--- BEGIN ---

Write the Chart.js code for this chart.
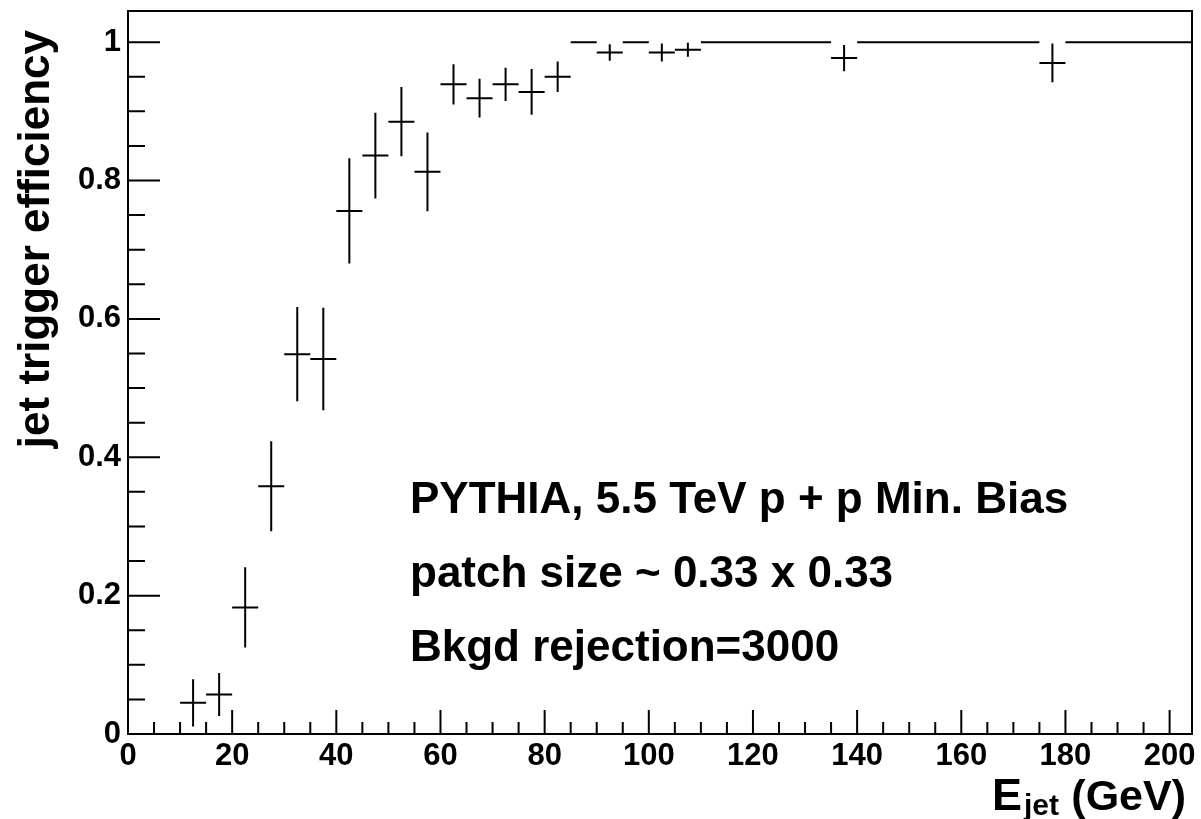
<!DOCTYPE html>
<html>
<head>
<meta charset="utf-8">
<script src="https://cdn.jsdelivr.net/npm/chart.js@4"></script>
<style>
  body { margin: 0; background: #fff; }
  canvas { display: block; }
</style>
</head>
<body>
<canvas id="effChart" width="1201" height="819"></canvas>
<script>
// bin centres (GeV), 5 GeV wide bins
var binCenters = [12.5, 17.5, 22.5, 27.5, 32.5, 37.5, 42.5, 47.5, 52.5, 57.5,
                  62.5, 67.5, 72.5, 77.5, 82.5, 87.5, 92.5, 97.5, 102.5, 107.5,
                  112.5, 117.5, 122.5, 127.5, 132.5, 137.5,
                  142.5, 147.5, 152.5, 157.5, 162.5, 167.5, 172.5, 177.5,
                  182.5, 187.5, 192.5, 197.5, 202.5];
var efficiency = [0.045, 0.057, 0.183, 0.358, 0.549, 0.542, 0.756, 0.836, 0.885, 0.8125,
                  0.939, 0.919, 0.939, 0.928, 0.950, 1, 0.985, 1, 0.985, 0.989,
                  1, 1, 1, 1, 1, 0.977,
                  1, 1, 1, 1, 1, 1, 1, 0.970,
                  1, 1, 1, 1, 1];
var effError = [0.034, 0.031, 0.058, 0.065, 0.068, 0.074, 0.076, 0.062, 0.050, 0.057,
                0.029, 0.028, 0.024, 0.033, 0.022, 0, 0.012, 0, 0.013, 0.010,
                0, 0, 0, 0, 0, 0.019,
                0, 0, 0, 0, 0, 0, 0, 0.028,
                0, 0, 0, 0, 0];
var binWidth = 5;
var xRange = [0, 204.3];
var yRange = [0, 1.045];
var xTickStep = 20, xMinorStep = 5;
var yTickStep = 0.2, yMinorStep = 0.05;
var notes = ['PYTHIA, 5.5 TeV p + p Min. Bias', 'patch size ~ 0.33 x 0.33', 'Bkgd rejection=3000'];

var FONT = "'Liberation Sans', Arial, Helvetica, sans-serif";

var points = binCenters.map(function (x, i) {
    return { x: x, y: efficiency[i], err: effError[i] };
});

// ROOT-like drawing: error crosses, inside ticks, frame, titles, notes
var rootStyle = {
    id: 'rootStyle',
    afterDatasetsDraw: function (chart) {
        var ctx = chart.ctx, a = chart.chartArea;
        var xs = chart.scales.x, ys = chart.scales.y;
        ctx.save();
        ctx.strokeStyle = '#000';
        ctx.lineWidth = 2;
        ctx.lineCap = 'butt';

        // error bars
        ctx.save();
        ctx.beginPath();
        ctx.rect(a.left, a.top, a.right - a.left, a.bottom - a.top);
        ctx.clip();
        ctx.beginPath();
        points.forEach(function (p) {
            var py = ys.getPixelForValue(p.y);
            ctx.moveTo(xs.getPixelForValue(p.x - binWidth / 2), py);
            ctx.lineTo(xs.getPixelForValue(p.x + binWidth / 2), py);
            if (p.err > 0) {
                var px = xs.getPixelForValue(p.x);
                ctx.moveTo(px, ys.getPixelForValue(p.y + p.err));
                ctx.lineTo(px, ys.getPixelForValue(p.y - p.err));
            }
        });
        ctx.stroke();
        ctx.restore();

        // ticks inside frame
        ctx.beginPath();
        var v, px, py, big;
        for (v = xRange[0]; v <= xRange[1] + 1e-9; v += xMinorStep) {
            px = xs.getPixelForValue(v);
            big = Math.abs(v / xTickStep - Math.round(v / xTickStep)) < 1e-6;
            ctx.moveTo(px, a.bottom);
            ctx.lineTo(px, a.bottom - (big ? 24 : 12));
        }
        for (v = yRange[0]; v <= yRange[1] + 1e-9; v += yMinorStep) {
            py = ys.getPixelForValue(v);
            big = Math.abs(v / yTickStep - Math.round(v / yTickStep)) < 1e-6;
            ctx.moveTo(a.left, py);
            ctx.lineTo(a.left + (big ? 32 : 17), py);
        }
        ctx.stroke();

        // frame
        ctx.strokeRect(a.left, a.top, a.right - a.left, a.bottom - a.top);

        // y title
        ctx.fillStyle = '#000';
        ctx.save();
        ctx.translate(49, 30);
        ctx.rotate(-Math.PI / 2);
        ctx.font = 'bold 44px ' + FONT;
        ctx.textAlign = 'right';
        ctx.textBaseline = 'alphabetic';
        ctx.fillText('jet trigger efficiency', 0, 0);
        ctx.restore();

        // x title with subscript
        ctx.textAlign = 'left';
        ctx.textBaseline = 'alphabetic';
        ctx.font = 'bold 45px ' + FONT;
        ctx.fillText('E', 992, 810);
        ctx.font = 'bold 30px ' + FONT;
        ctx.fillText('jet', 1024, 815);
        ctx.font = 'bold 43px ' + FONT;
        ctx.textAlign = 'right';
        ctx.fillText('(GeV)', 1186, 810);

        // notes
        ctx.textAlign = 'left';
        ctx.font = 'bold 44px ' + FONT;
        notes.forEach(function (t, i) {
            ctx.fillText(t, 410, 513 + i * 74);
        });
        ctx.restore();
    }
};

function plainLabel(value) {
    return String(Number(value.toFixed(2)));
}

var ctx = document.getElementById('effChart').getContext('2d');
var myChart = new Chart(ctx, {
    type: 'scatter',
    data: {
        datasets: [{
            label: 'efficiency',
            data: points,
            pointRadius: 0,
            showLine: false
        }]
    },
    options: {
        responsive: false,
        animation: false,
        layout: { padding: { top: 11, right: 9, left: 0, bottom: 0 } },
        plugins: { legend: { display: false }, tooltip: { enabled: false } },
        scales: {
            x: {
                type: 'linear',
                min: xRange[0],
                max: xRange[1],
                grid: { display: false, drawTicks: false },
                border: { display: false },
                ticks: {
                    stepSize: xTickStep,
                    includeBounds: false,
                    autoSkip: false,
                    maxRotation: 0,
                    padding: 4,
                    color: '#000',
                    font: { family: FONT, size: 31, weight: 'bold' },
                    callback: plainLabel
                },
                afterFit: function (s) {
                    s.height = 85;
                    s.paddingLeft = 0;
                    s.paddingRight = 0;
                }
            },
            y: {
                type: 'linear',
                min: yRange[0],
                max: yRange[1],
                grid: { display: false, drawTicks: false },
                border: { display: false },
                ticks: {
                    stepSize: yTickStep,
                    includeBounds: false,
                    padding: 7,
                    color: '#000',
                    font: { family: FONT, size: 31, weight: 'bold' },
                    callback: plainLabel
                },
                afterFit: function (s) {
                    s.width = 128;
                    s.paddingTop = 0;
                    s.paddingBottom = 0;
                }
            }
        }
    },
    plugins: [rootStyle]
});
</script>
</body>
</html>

--- END ---

_To do:_
Every line above should be returned exactly; the pictures stay out.

_Finished answer:_
Write the Chart.js code for this chart.
<!DOCTYPE html>
<html>
<head>
<meta charset="utf-8">
<script src="https://cdn.jsdelivr.net/npm/chart.js@4"></script>
<style>
  body { margin: 0; background: #fff; }
  canvas { display: block; }
</style>
</head>
<body>
<canvas id="effChart" width="1201" height="819"></canvas>
<script>
// bin centres (GeV), 5 GeV wide bins
var binCenters = [12.5, 17.5, 22.5, 27.5, 32.5, 37.5, 42.5, 47.5, 52.5, 57.5,
                  62.5, 67.5, 72.5, 77.5, 82.5, 87.5, 92.5, 97.5, 102.5, 107.5,
                  112.5, 117.5, 122.5, 127.5, 132.5, 137.5,
                  142.5, 147.5, 152.5, 157.5, 162.5, 167.5, 172.5, 177.5,
                  182.5, 187.5, 192.5, 197.5, 202.5];
var efficiency = [0.045, 0.057, 0.183, 0.358, 0.549, 0.542, 0.756, 0.836, 0.885, 0.8125,
                  0.939, 0.919, 0.939, 0.928, 0.950, 1, 0.985, 1, 0.985, 0.989,
                  1, 1, 1, 1, 1, 0.977,
                  1, 1, 1, 1, 1, 1, 1, 0.970,
                  1, 1, 1, 1, 1];
var effError = [0.034, 0.031, 0.058, 0.065, 0.068, 0.074, 0.076, 0.062, 0.050, 0.057,
                0.029, 0.028, 0.024, 0.033, 0.022, 0, 0.012, 0, 0.013, 0.010,
                0, 0, 0, 0, 0, 0.019,
                0, 0, 0, 0, 0, 0, 0, 0.028,
                0, 0, 0, 0, 0];
var binWidth = 5;
var xRange = [0, 204.3];
var yRange = [0, 1.045];
var xTickStep = 20, xMinorStep = 5;
var yTickStep = 0.2, yMinorStep = 0.05;
var notes = ['PYTHIA, 5.5 TeV p + p Min. Bias', 'patch size ~ 0.33 x 0.33', 'Bkgd rejection=3000'];

var FONT = "'Liberation Sans', Arial, Helvetica, sans-serif";

var points = binCenters.map(function (x, i) {
    return { x: x, y: efficiency[i], err: effError[i] };
});

// ROOT-like drawing: error crosses, inside ticks, frame, titles, notes
var rootStyle = {
    id: 'rootStyle',
    afterDatasetsDraw: function (chart) {
        var ctx = chart.ctx, a = chart.chartArea;
        var xs = chart.scales.x, ys = chart.scales.y;
        ctx.save();
        ctx.strokeStyle = '#000';
        ctx.lineWidth = 2;
        ctx.lineCap = 'butt';

        // error bars
        ctx.save();
        ctx.beginPath();
        ctx.rect(a.left, a.top, a.right - a.left, a.bottom - a.top);
        ctx.clip();
        ctx.beginPath();
        points.forEach(function (p) {
            var py = ys.getPixelForValue(p.y);
            ctx.moveTo(xs.getPixelForValue(p.x - binWidth / 2), py);
            ctx.lineTo(xs.getPixelForValue(p.x + binWidth / 2), py);
            if (p.err > 0) {
                var px = xs.getPixelForValue(p.x);
                ctx.moveTo(px, ys.getPixelForValue(p.y + p.err));
                ctx.lineTo(px, ys.getPixelForValue(p.y - p.err));
            }
        });
        ctx.stroke();
        ctx.restore();

        // ticks inside frame
        ctx.beginPath();
        var v, px, py, big;
        for (v = xRange[0]; v <= xRange[1] + 1e-9; v += xMinorStep) {
            px = xs.getPixelForValue(v);
            big = Math.abs(v / xTickStep - Math.round(v / xTickStep)) < 1e-6;
            ctx.moveTo(px, a.bottom);
            ctx.lineTo(px, a.bottom - (big ? 24 : 12));
        }
        for (v = yRange[0]; v <= yRange[1] + 1e-9; v += yMinorStep) {
            py = ys.getPixelForValue(v);
            big = Math.abs(v / yTickStep - Math.round(v / yTickStep)) < 1e-6;
            ctx.moveTo(a.left, py);
            ctx.lineTo(a.left + (big ? 32 : 17), py);
        }
        ctx.stroke();

        // frame
        ctx.strokeRect(a.left, a.top, a.right - a.left, a.bottom - a.top);

        // y title
        ctx.fillStyle = '#000';
        ctx.save();
        ctx.translate(49, 30);
        ctx.rotate(-Math.PI / 2);
        ctx.font = 'bold 44px ' + FONT;
        ctx.textAlign = 'right';
        ctx.textBaseline = 'alphabetic';
        ctx.fillText('jet trigger efficiency', 0, 0);
        ctx.restore();

        // x title with subscript
        ctx.textAlign = 'left';
        ctx.textBaseline = 'alphabetic';
        ctx.font = 'bold 45px ' + FONT;
        ctx.fillText('E', 992, 810);
        ctx.font = 'bold 30px ' + FONT;
        ctx.fillText('jet', 1024, 815);
        ctx.font = 'bold 43px ' + FONT;
        ctx.textAlign = 'right';
        ctx.fillText('(GeV)', 1186, 810);

        // notes
        ctx.textAlign = 'left';
        ctx.font = 'bold 44px ' + FONT;
        notes.forEach(function (t, i) {
            ctx.fillText(t, 410, 513 + i * 74);
        });
        ctx.restore();
    }
};

function plainLabel(value) {
    return String(Number(value.toFixed(2)));
}

var ctx = document.getElementById('effChart').getContext('2d');
var myChart = new Chart(ctx, {
    type: 'scatter',
    data: {
        datasets: [{
            label: 'efficiency',
            data: points,
            pointRadius: 0,
            showLine: false
        }]
    },
    options: {
        responsive: false,
        animation: false,
        layout: { padding: { top: 11, right: 9, left: 0, bottom: 0 } },
        plugins: { legend: { display: false }, tooltip: { enabled: false } },
        scales: {
            x: {
                type: 'linear',
                min: xRange[0],
                max: xRange[1],
                grid: { display: false, drawTicks: false },
                border: { display: false },
                ticks: {
                    stepSize: xTickStep,
                    includeBounds: false,
                    autoSkip: false,
                    maxRotation: 0,
                    padding: 4,
                    color: '#000',
                    font: { family: FONT, size: 31, weight: 'bold' },
                    callback: plainLabel
                },
                afterFit: function (s) {
                    s.height = 85;
                    s.paddingLeft = 0;
                    s.paddingRight = 0;
                }
            },
            y: {
                type: 'linear',
                min: yRange[0],
                max: yRange[1],
                grid: { display: false, drawTicks: false },
                border: { display: false },
                ticks: {
                    stepSize: yTickStep,
                    includeBounds: false,
                    padding: 7,
                    color: '#000',
                    font: { family: FONT, size: 31, weight: 'bold' },
                    callback: plainLabel
                },
                afterFit: function (s) {
                    s.width = 128;
                    s.paddingTop = 0;
                    s.paddingBottom = 0;
                }
            }
        }
    },
    plugins: [rootStyle]
});
</script>
</body>
</html>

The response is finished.